La cercanía, que manifestó Jesús hacia los pecadores, no podía ser comprendida por los jefes religiosos de su tiempo porque se habían hecho un Dios a su medida, justiciero y distante. Para ellos, el cumplimiento de la Ley era el valor supremo. La persona estaba sometida al imperio de la Ley. Por eso no tienen ningún reparo en sacrificar a la mujer en nombre de ese Dios inmisericorde. Jesús nos dice que la persona es el valor supremo y no puede ser utilizada como medio para conseguir nada. Todo tiene que estar al servicio del individuo.

Ni siquiera debemos estar mirando a lo negativo que ha habido en nosotros. El pecado es siempre cosa del pasado. No habría pecado ni arrepentimiento si no tuviéramos conciencia de que podemos hacer las cosas mejor. Con demasiada frecuencia la religión nos invita a revolver en nuestra propia mierda sin hacernos ver la posibilida­d de lo nuevo, que sigue estando ahí, a pesar de nuestros fallos. Dios es plenitud y nos está siempre atrayendo hacia Él. Esa plenitud, hacia la que tendemos, siempre estará más allá pero siempre alcanzable.

En la relación con el Dios de Jesús tampoco tiene cabida el miedo. El miedo es la consecuencia de la inseguridad. Cuando buscamos seguridades, tenemos asegurado el miedo. Miedo a no conseguir lo que deseamos, o miedo a perder lo que tenemos. Una y otra vez, Jesús repite en el evangelio: “no tengáis miedo”. El miedo paraliza nuestra vida espiritual, metiéndonos en un callejón sin salida. El descubrimiento del verdadero Dios tiene que ser siempre liberador. La mejor prueba de que nos relacionamos con un ídolo, creado por nosotros y no con el verdadero Dios, es que nuestra religiosidad produce miedos.

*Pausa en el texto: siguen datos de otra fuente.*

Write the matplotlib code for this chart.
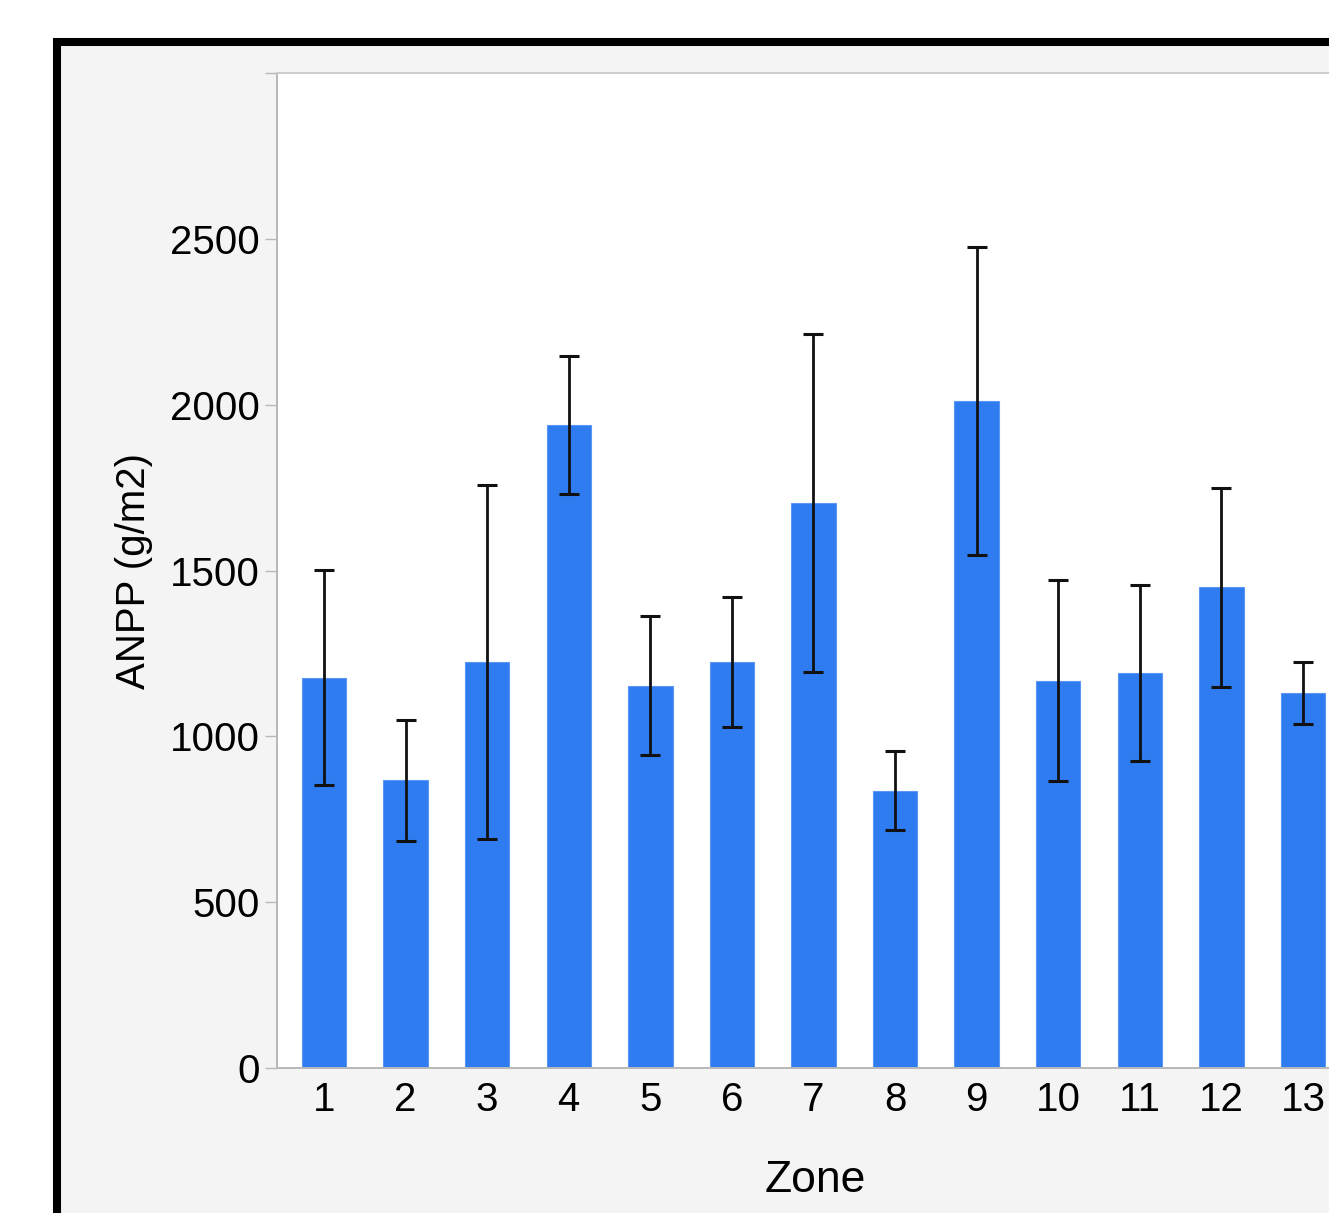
import matplotlib.pyplot as plt
from matplotlib.patches import Rectangle

plt.rcParams['font.family'] = ['Liberation Sans', 'DejaVu Sans']

# data
zones = [1, 2, 3, 4, 5, 6, 7, 8, 9, 10, 11, 12, 13]
anpp = [1177, 867, 1224, 1940, 1153, 1223, 1705, 836, 2011, 1168, 1190, 1449, 1130]
anpp_err = [325, 183, 535, 208, 210, 196, 510, 118, 464, 303, 266, 301, 93]
yticks = [0, 500, 1000, 1500, 2000, 2500, 3000]
ytick_labels = ['0', '500', '1000', '1500', '2000', '2500', '']

W, H = 1329, 1213
fig = plt.figure(figsize=(W / 100, H / 100), dpi=100, facecolor='white')

# framed grey panel (runs off the right and bottom edges)
frame = Rectangle((57 / W, -0.1), 2, 1 - 42 / H + 0.1, transform=fig.transFigure,
                  facecolor='#f4f4f4', edgecolor='black', linewidth=5.8, zorder=-10)
fig.patches.append(frame)

left = 277 / W
bottom = (H - 1067.7) / H
top = (H - 73.3) / H
ax = fig.add_axes([left, bottom, 1 - left, top - bottom])
ax.set_facecolor('white')

ax.bar(zones, anpp, width=0.545, color='#2f7bf0', edgecolor='#5b97f3', linewidth=0.8, zorder=2)
ax.errorbar(zones, anpp, yerr=anpp_err, fmt='none', ecolor='#111111',
            elinewidth=2.0, capsize=7.5, capthick=2.2, zorder=3)

ax.set_xlim(0.424, 13.319)
ax.set_ylim(0, 3000)
ax.set_xticks(zones)
ax.set_xticklabels([str(z) for z in zones])
ax.set_yticks(yticks)
ax.set_yticklabels(ytick_labels)

for side in ['left', 'bottom']:
    ax.spines[side].set_color('#b8b8b8')
    ax.spines[side].set_linewidth(1.4)
ax.spines['top'].set_color('#cccccc')
ax.spines['top'].set_linewidth(1.4)
ax.spines['right'].set_visible(False)

ax.tick_params(axis='y', length=8.6, width=1.0, color='#b8b8b8', pad=3.6, labelsize=29)
ax.tick_params(axis='x', length=0, pad=9.5, labelsize=29)

fig.text(815 / W, (H - 1192) / H, 'Zone', ha='center', va='baseline', fontsize=32)
fig.text(134 / W, (H - 571) / H, 'ANPP (g/m2)', ha='center', va='center',
         rotation=90, fontsize=29)

fig.savefig('out.png', dpi=100)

El evangelio nos descubre la posibilidad que tiene el ser humano de enfocar su vida de una manera distinta. La “buena noticia” consiste en que el amor de Dios es incondicional, no depende de nada ni de nadie. Dios no es un ser que ama sino el amor. Su esencia es amor y no puede dejar de amar sin destruirse. Nosotros seguimos empeñados en mantener la línea divisoria entre el bueno y el malo. Lo que hace Jesús es destruir esa línea divisoria. ¿Quién es el bueno y quién es el malo? ¿Puedo yo dar respuesta a esta pregunta? ¿Quién puede sentirse capacitado para acusar a otro? El fariseísmo sigue arraigado en nosotros.

Recordemos el evangelio del domingo pasado. La adúltera ha desplegado el hermano menor y se cree digna de condena. Los fariseos actúan desde el hermano mayor y se creen con derecho a condenar. Jesús está ya identificado con el Padre y unifica los tres. Tanto el menor como el mayor tienen que ser superados. Una vez más descubrimos que el menor está dispuesto a cambiar con más facilidad que el mayor. Seguimos empeñados en echar la culpa al otro, y en consecuencia, siempre será el otro el que tiene que cambiar.

Meditación

Quien condena no habla en nombre de Dios.
Si uno te ayuda a descubrir tus fallos,
te está ayudando a encontrar el camino de tu plenitud.
Si alguien te convence de que eres una mierda,
te está metiendo por un callejón sin salida.
Sea cual sea tu situación, siempre hay una salida.